Question

The value of $ RT $ for $ 5.6{{ }}L $ of ideal gas at STP is reported to be $ x $ times the value of PV. The value of $ x $ is:
(A) $ 2 $
(B) $ 0.25 $
(C) $ 1 $
(D) $ 4 $

Answer 1

Hint : To solve this, we will use the ideal gas equation at STP conditions, and then we will calculate the number of moles for $ 5.6{{ }}L $ of ideal gas. After that we will solve for $ x $ by comparing the equations at both the conditions.
Formula Used
The Ideal gas law is represented by;
$ PV = nRT $
Where, $ P = $ Pressure of the gas, $ T = $ Temperature of the gas
 $ V = $ The volume of the gas, $ n = $ No. of moles of gas and $ R = 0.082 $ (Gas Constant).

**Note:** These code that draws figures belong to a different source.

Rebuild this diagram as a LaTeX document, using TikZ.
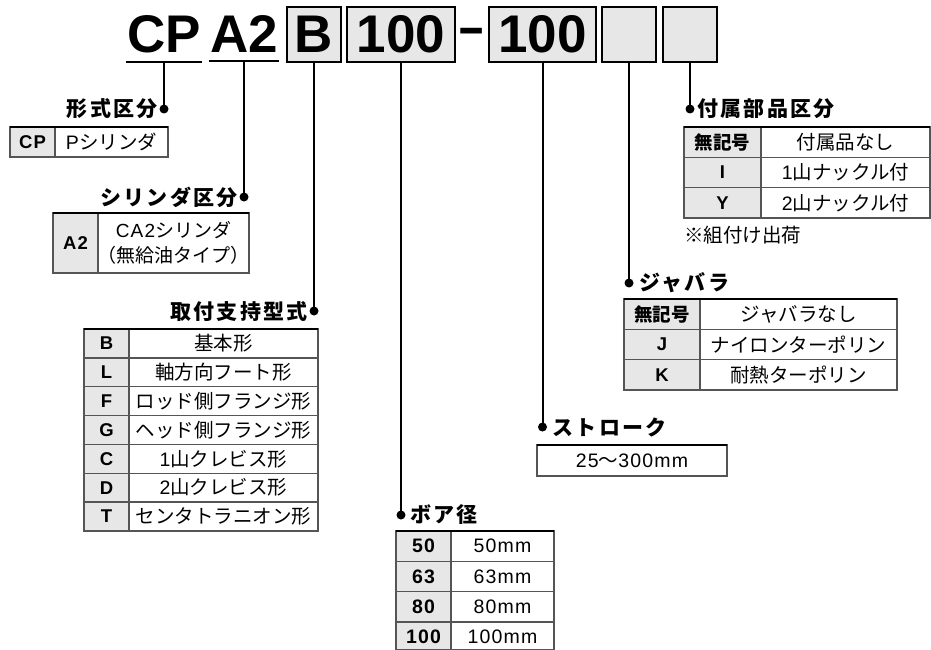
\documentclass[tikz,border=0pt]{standalone}
\usepackage{fontspec}
\setmainfont{Liberation Sans}
\newfontfamily\hv{Liberation Sans}[LetterSpace=6]
\newfontfamily\jp{Noto Sans CJK JP}
\newfontfamily\jpt{Noto Sans CJK JP}[LetterSpace=11]
\definecolor{kf}{HTML}{E6E7E6}
\definecolor{gl}{HTML}{555555}
\tikzset{
  hbox/.style={draw=black, line width=2pt, fill=kf, minimum height=55pt, inner sep=0pt,
    font=\fontsize{53}{53}\selectfont\bfseries},
  htxt/.style={inner xsep=0.5pt, inner ysep=8pt, font=\fontsize{53}{53}\selectfont\bfseries, anchor=base},
  conn/.style={line width=2pt},
  dot/.style={circle, fill=black, minimum size=9pt, inner sep=0pt},
  ttl/.style={font=\fontsize{21}{23}\selectfont\jpt\bfseries, inner sep=0pt},
  key/.style={font=\fontsize{18.5}{20}\selectfont\hv\bfseries, inner sep=0pt},
  val/.style={font=\fontsize{19.5}{21}\selectfont\jp, inner sep=0pt},
  grid/.style={draw=gl, line width=1.3pt},
  topb/.style={draw=black, line width=2.6pt},
}
\begin{document}
\begin{tikzpicture}[x=1pt,y=-1pt]
\useasboundingbox (0,0) rectangle (931,650);
\fill[white] (0,0) rectangle (931,650);

% ---------- header ----------
\node[htxt] (cp) at (164,53) {CP};
\node[htxt] (a2) at (244,53) {A2};
\draw[line width=2pt] (cp.south west) -- (cp.south east);
\draw[line width=2pt] (a2.south west) -- (a2.south east);
\node[hbox, minimum width=54pt] (hB) at (314,34.5) {B};
\node[hbox, minimum width=108pt] (hBore) at (401,34.5) {100};
\node[inner sep=0pt, anchor=base, font=\fontsize{53}{53}\selectfont\bfseries] (hdash) at (471.5,44) {\scalebox{1.6}[0.9]{-}};
\node[hbox, minimum width=107pt] (hStroke) at (542.5,34.5) {100};
\node[hbox, minimum width=54pt] (hBel) at (629,34.5) {};
\node[hbox, minimum width=54pt] (hAcc) at (690,34.5) {};

% ---------- dots ----------
\node[dot] (d1) at (164,109) {};
\node[dot] (d2) at (244,197) {};
\node[dot] (d3) at (314,311) {};
\node[dot] (d4) at (401,515) {};
\node[dot] (d5) at (542.5,427) {};
\node[dot] (d6) at (629,283) {};
\node[dot] (d7) at (690,109) {};

% ---------- connectors ----------
\draw[conn] (cp.south) -- (d1.center);
\draw[conn] (a2.south) -- (d2.center);
\draw[conn] (hB.south) -- (d3.center);
\draw[conn] (hBore.south) -- (d4.center);
\draw[conn] (hStroke.south) -- (d5.center);
\draw[conn] (hBel.south) -- (d6.center);
\draw[conn] (hAcc.south) -- (d7.center);

% ---------- titles ----------
\node[ttl, anchor=east] (t1) at ([xshift=-6pt]d1.center) {形式区分};
\node[ttl, anchor=east] (t2) at ([xshift=-6pt]d2.center) {シリンダ区分};
\node[ttl, anchor=east] (t3) at ([xshift=-6pt]d3.center) {取付支持型式};
\node[ttl, anchor=west] (t4) at ([xshift=9pt]d4.center) {ボア径};
\node[ttl, anchor=west] (t5) at ([xshift=10pt]d5.center) {ストローク};
\node[ttl, anchor=west] (t6) at ([xshift=10pt]d6.center) {ジャバラ};
\node[ttl, anchor=west] (t7) at ([xshift=7pt]d7.center) {付属部品区分};

% ---------- table: 形式区分 ----------
\fill[kf] (10,127) rectangle (55,157);
\draw[grid] (10,127) rectangle (168,157);
\draw[grid] (55,127) -- (55,157);
\draw[topb] (10,127) -- (168,127);
\node[key] (cpk) at (32.5,142) {CP};
\node[val] (cpv) at (111.5,142) {{\hv P}シリンダ};

% ---------- table: シリンダ区分 ----------
\fill[kf] (53,213) rectangle (98,273);
\draw[grid] (53,213) rectangle (249,273);
\draw[grid] (98,213) -- (98,273);
\draw[topb] (53,213) -- (249,213);
\node[key] (a2k) at (75.5,243) {A2};
\node[val, align=center, font=\fontsize{19}{25.5}\selectfont\jp] (a2v) at (173.5,243) {{\hv CA2}シリンダ\\（無給油タイプ）};

% ---------- table: 取付支持型式 ----------
\fill[kf] (84,329) rectangle (129,531);
\foreach \i in {1,...,6} \draw[grid] (84,329+28.857*\i) -- (318,329+28.857*\i);
\draw[grid] (84,329) rectangle (318,531);
\draw[grid] (129,329) -- (129,531);
\draw[topb] (84,329) -- (318,329);
\foreach \k/\v [count=\i from 0] in {B/{基本形}, L/{軸方向フート形}, F/{ロッド側フランジ形}, G/{ヘッド側フランジ形}, C/{{\hv 1}山クレビス形}, D/{{\hv 2}山クレビス形}, T/{センタトラニオン形}} {
  \node[key] (mk\i) at (106.5,343.4+28.857*\i) {\k};
  \node[val] (mv\i) at (223.5,343.4+28.857*\i) {\v};
}

% ---------- table: ボア径 ----------
\fill[kf] (396,531) rectangle (451,652);
\foreach \y in {561.3,591.7,622} \draw[grid] (396,\y) -- (554,\y);
\draw[grid] (396,531) rectangle (554,650);
\draw[grid] (451,531) -- (451,650);
\draw[topb] (396,531) -- (554,531);
\foreach \k [count=\i from 0] in {50,63,80,100} {
  \node[key, font=\fontsize{19.5}{20}\selectfont\hv\bfseries] (bk\i) at (423.5,546.2+30.33*\i) {\k};
  \node[val, font=\fontsize{19.5}{20}\selectfont\hv] (bv\i) at (502.5,546.2+30.33*\i) {\k mm};
}

% ---------- table: ストローク ----------
\draw[grid] (537,445) rectangle (727,476);
\draw[topb] (537,445) -- (727,445);
\node[val] (sv) at (632,460.5) {{\hv 25}〜{\hv 300mm}};

% ---------- table: ジャバラ ----------
\fill[kf] (624,299) rectangle (700,390);
\foreach \y in {329.3,359.7} \draw[grid] (624,\y) -- (897,\y);
\draw[grid] (624,299) rectangle (897,390);
\draw[grid] (700,299) -- (700,390);
\draw[topb] (624,299) -- (897,299);
\foreach \k/\v [count=\i from 0] in {{{\jp 無記号}}/{ジャバラなし}, J/{ナイロンターポリン}, K/{耐熱ターポリン}} {
  \node[key] (jk\i) at (662,314.2+30.33*\i) {\k};
  \node[val] (jv\i) at (798.5,314.2+30.33*\i) {\v};
}

% ---------- table: 付属部品区分 ----------
\fill[kf] (684,127) rectangle (761,218);
\foreach \y in {157.3,187.7} \draw[grid] (684,\y) -- (930,\y);
\draw[grid] (684,127) rectangle (930,218);
\draw[grid] (761,127) -- (761,218);
\draw[topb] (684,127) -- (930,127);
\foreach \k/\v [count=\i from 0] in {{{\jp 無記号}}/{付属品なし}, I/{{\hv 1}山ナックル付}, Y/{{\hv 2}山ナックル付}} {
  \node[key] (ak\i) at (722.5,142.2+30.33*\i) {\k};
  \node[val] (av\i) at (845.5,142.2+30.33*\i) {\v};
}
\node[val, anchor=west] (note) at (684,235) {※組付け出荷};
\end{tikzpicture}
\end{document}
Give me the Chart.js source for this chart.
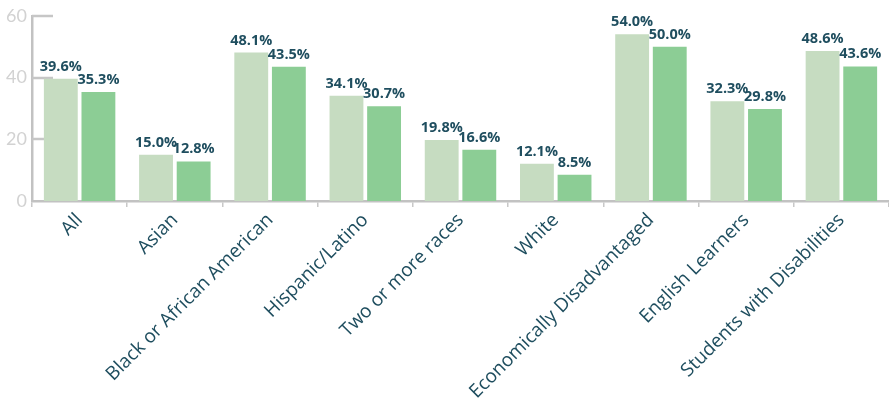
<!DOCTYPE html>
<html>
<head>
<meta charset="utf-8">
<script src="https://cdn.jsdelivr.net/npm/chart.js@4"></script>
<style>
  html, body { margin: 0; padding: 0; background: #ffffff; }
  #wrap { width: 889px; height: 404px; }
</style>
</head>
<body>
<div id="wrap"><canvas id="chart"></canvas></div>
<script>
// Subgroup categories along the x axis
var categories = [
    'All', 'Asian', 'Black or African American', 'Hispanic/Latino',
    'Two or more races', 'White', 'Economically Disadvantaged',
    'English Learners', 'Students with Disabilities'
];

// Two series (percent)
var seriesLight = [39.6, 15.0, 48.1, 34.1, 19.8, 12.1, 54.0, 32.3, 48.6];
var seriesDark  = [35.3, 12.8, 43.5, 30.7, 16.6, 8.5, 50.0, 29.8, 43.6];

// Y axis ticks
var yTicks = [0, 20, 40, 60];

var LABEL_COLOR = '#1f4e5f';

// Plugin: short inward tick marks on the y axis, drawn under the bars
var innerTicks = {
    id: 'innerTicks',
    beforeDatasetsDraw: function(chart) {
        var ctx = chart.ctx;
        var y = chart.scales.y;
        var left = chart.chartArea.left;
        ctx.save();
        ctx.strokeStyle = '#c6c6c6';
        ctx.lineWidth = 2.5;
        yTicks.forEach(function(v) {
            if (v === 0) return;
            var py = Math.round(y.getPixelForValue(v));
            ctx.beginPath();
            ctx.moveTo(left, py);
            ctx.lineTo(left + 21, py);
            ctx.stroke();
        });
        ctx.restore();
    }
};

// Plugin: value labels above each bar
var valueLabels = {
    id: 'valueLabels',
    afterDatasetsDraw: function(chart) {
        var ctx = chart.ctx;
        ctx.save();
        ctx.fillStyle = LABEL_COLOR;
        ctx.font = 'bold 14.5px "Open Sans", sans-serif';
        ctx.textAlign = 'center';
        ctx.textBaseline = 'alphabetic';
        chart.data.datasets.forEach(function(ds, di) {
            var meta = chart.getDatasetMeta(di);
            meta.data.forEach(function(bar, i) {
                ctx.fillText(ds.data[i].toFixed(1) + '%', bar.x, bar.y - 8);
            });
        });
        ctx.restore();
    }
};

new Chart(document.getElementById('chart'), {
    type: 'bar',
    data: {
        labels: categories,
        datasets: [{
            label: 'Series 1',
            data: seriesLight,
            backgroundColor: '#c6dcc1',
            categoryPercentage: 0.79,
            barPercentage: 0.9,
        }, {
            label: 'Series 2',
            data: seriesDark,
            backgroundColor: '#8ccd95',
            categoryPercentage: 0.79,
            barPercentage: 0.9,
        }],
    },
    options: {
        responsive: true,
        maintainAspectRatio: false,
        animation: false,
        layout: { padding: { top: 6, right: -3, left: 0, bottom: 0 } },
        plugins: {
            legend: { display: false },
            tooltip: { enabled: false },
        },
        scales: {
            y: {
                min: 0,
                max: 60,
                afterBuildTicks: function(scale) {
                    scale.ticks = yTicks.map(function(v) { return { value: v }; });
                },
                afterFit: function(scale) { scale.width = 32; },
                ticks: {
                    color: '#d2d2d2',
                    font: { size: 18, family: 'Lato, sans-serif' },
                    padding: 5,
                },
                grid: { display: false, drawTicks: false },
                border: { display: true, color: '#c2c2c2', width: 2.5 },
            },
            x: {
                afterFit: function(scale) { scale.height = 203; },
                ticks: {
                    color: LABEL_COLOR,
                    font: { size: 19, family: '"Open Sans", sans-serif' },
                    maxRotation: 45,
                    minRotation: 45,
                    autoSkip: false,
                    padding: 2,
                },
                grid: {
                    display: true,
                    offset: true,
                    drawOnChartArea: false,
                    drawTicks: true,
                    tickLength: 6,
                    color: '#c8c8c8',
                    lineWidth: 1.5,
                },
                border: { display: true, color: '#c2c2c2', width: 2.5 },
            },
        },
    },
    plugins: [innerTicks, valueLabels],
});
</script>
</body>
</html>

Complete step by step solution
According to the question;
 $ RT = x \times PV $
It will become;
 $ P = \dfrac{{RT}}{{xV}}.......(i) $
Now, according to ideal gas equation we have:
 $ PV = nRT $
It could be written as;
 $ P = \dfrac{{nRT}}{V}......(ii) $
On comparing (i) and (ii) we get;
 $ \dfrac{{RT}}{{xV}} = \dfrac{{nRT}}{V} $
 $ \Rightarrow x = \dfrac{1}{n}.......(iii) $
Now, we will calculate the number of moles in $ 5.6L $ of gas at STP. We know that at STP $ 22.6L $ contains one mole of gas.
Number of moles in $ 1L $ of gas $ = \dfrac{1}{{22.4}} $
Number of moles in $ 5.6L $ of gas $ = \dfrac{1}{{22.4}} \times 5.6 = 0.25 $
Now we will put this value of $ n $ in (iii) to calculate $ x $ . It will be;
 $ \Rightarrow x = \dfrac{1}{n} $
 $ \Rightarrow x = \dfrac{1}{{0.25}} = \dfrac{{100}}{{25}} = 4 $
 $ \Rightarrow x = 4 $
Hence the value of $ RT $ for $ 5.6{{ }}L $ of ideal gas at STP will be $ 4 $ . Therefore, option (C) is correct.

Additional Information
In Ideal gas, the gas molecules are allowed to move uniformly in all directions, and the collision between them is said to be perfectly elastic which means there is no loss in the kinetic energy of the molecule. It always remains conserved. In ideal gases the collision is intermolecular.

Note
The molecules in an ideal gas are perfectly elastic and also there is no intermolecular force of attraction between them. An ideal gas is represented by four variables $ P,{{ }}V\,and\,T $ as well as $ n $ constant. Here $ P $ represents pressure, $ V $ volume, $ T $ temperature as well as $ n $ the number of moles.